___ Material for this task

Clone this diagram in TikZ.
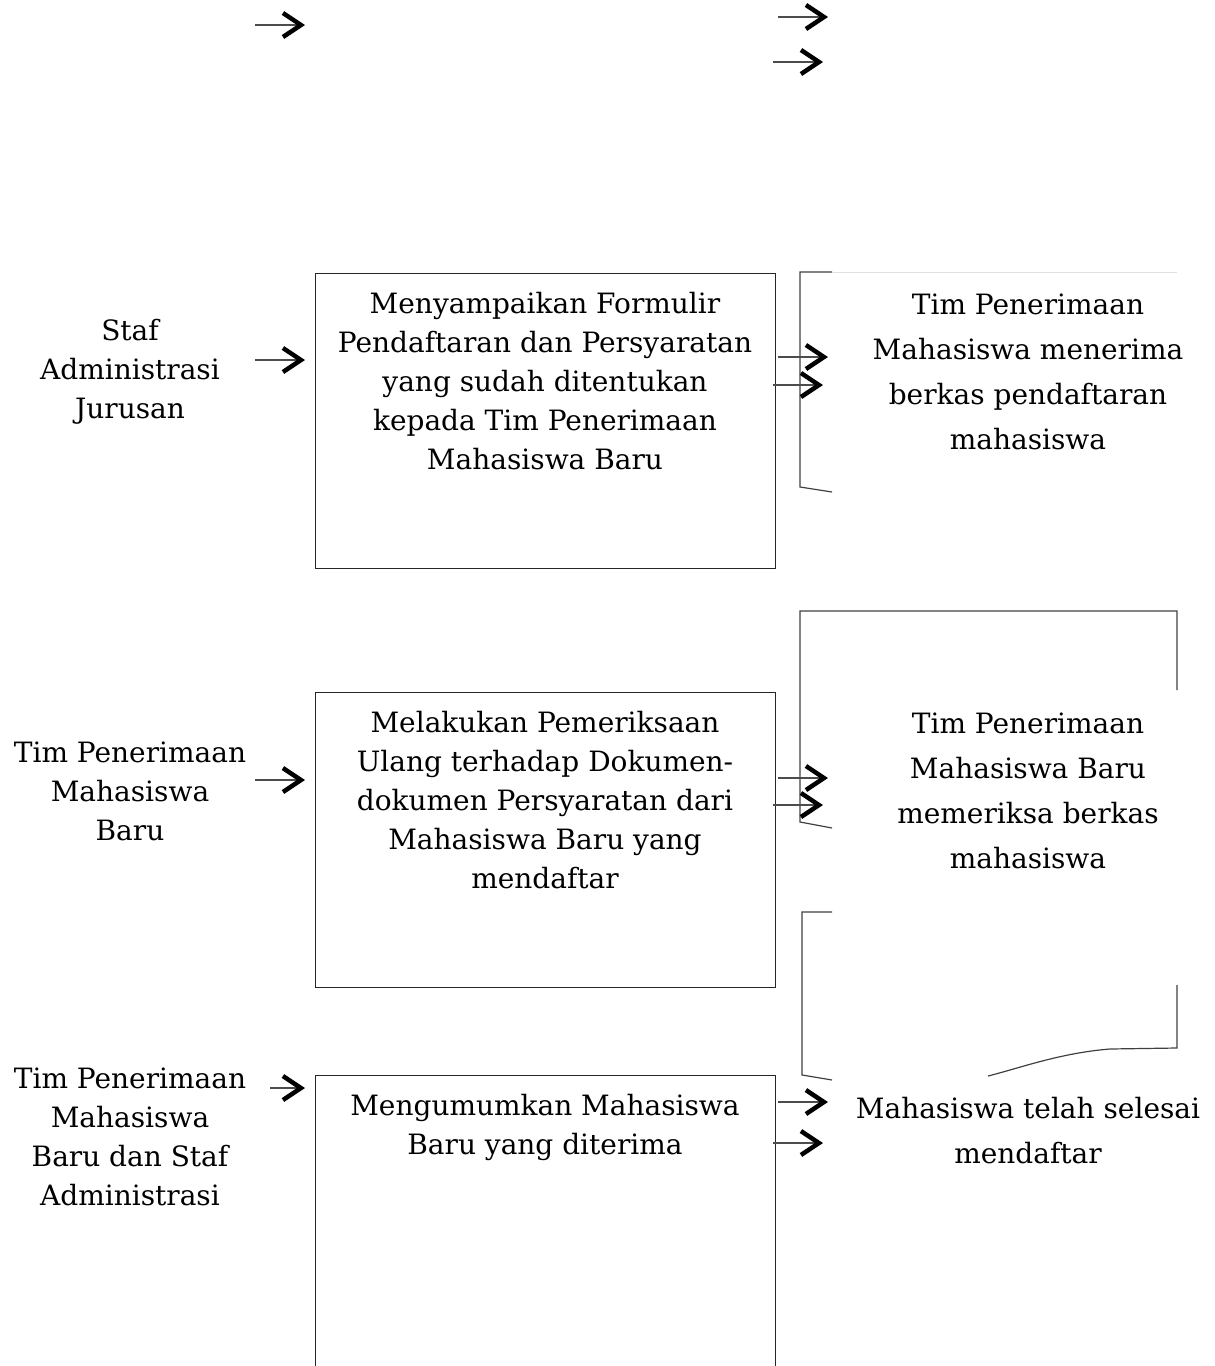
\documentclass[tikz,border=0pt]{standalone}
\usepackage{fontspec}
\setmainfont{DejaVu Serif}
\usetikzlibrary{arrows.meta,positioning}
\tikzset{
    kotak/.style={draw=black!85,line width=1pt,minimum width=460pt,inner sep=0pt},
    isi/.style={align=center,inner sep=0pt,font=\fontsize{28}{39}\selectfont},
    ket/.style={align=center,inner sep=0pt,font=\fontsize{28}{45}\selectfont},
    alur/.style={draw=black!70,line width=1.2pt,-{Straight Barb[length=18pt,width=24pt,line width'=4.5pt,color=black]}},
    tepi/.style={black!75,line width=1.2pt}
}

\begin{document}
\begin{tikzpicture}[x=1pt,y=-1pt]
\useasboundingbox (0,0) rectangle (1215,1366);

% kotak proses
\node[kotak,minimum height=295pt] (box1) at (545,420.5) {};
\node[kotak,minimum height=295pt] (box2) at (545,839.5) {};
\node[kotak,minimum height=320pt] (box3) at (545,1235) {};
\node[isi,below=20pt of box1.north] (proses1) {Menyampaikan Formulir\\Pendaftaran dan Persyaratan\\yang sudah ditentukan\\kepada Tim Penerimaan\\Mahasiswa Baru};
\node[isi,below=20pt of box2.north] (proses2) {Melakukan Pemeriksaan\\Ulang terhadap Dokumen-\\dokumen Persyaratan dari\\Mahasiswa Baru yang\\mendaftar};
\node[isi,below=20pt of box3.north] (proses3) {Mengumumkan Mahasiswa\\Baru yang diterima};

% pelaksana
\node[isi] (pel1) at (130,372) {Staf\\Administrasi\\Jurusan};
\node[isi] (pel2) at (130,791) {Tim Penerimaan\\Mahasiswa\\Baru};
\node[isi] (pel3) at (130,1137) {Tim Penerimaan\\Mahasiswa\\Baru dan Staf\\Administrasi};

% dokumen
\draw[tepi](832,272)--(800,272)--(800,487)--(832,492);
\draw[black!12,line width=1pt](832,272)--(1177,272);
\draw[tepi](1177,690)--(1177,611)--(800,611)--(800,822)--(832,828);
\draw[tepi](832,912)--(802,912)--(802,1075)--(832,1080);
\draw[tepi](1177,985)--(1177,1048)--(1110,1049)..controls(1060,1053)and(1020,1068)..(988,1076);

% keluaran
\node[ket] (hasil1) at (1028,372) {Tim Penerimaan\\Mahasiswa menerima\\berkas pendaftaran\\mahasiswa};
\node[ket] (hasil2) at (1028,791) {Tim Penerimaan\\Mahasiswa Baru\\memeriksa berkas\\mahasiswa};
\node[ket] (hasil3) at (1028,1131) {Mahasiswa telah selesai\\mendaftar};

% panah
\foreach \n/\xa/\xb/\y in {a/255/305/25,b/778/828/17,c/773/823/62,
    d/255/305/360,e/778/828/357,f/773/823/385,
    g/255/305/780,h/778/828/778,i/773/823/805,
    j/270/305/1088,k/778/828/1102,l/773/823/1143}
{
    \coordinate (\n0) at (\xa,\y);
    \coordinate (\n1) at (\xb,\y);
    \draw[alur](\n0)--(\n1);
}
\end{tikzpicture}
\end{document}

______
___ Material for this task

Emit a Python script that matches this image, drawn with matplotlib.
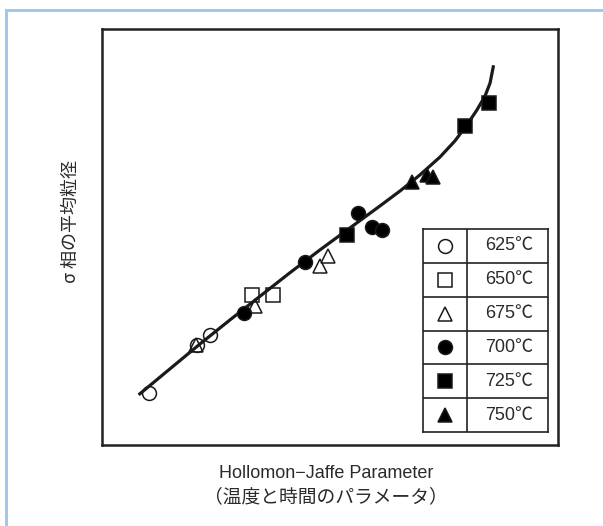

______

▸ Exercise brief: Pictures should be left out. Retype only the run of lines from the line containing "Clone this diagram in TikZ." to the line containing "(0,0) rectangle (1215,1366);", inclusive.

▸ Solved problem:
Clone this diagram in TikZ.
\documentclass[tikz,border=0pt]{standalone}
\usepackage{fontspec}
\setmainfont{DejaVu Serif}
\usetikzlibrary{arrows.meta,positioning}
\tikzset{
    kotak/.style={draw=black!85,line width=1pt,minimum width=460pt,inner sep=0pt},
    isi/.style={align=center,inner sep=0pt,font=\fontsize{28}{39}\selectfont},
    ket/.style={align=center,inner sep=0pt,font=\fontsize{28}{45}\selectfont},
    alur/.style={draw=black!70,line width=1.2pt,-{Straight Barb[length=18pt,width=24pt,line width'=4.5pt,color=black]}},
    tepi/.style={black!75,line width=1.2pt}
}

\begin{document}
\begin{tikzpicture}[x=1pt,y=-1pt]
\useasboundingbox (0,0) rectangle (1215,1366);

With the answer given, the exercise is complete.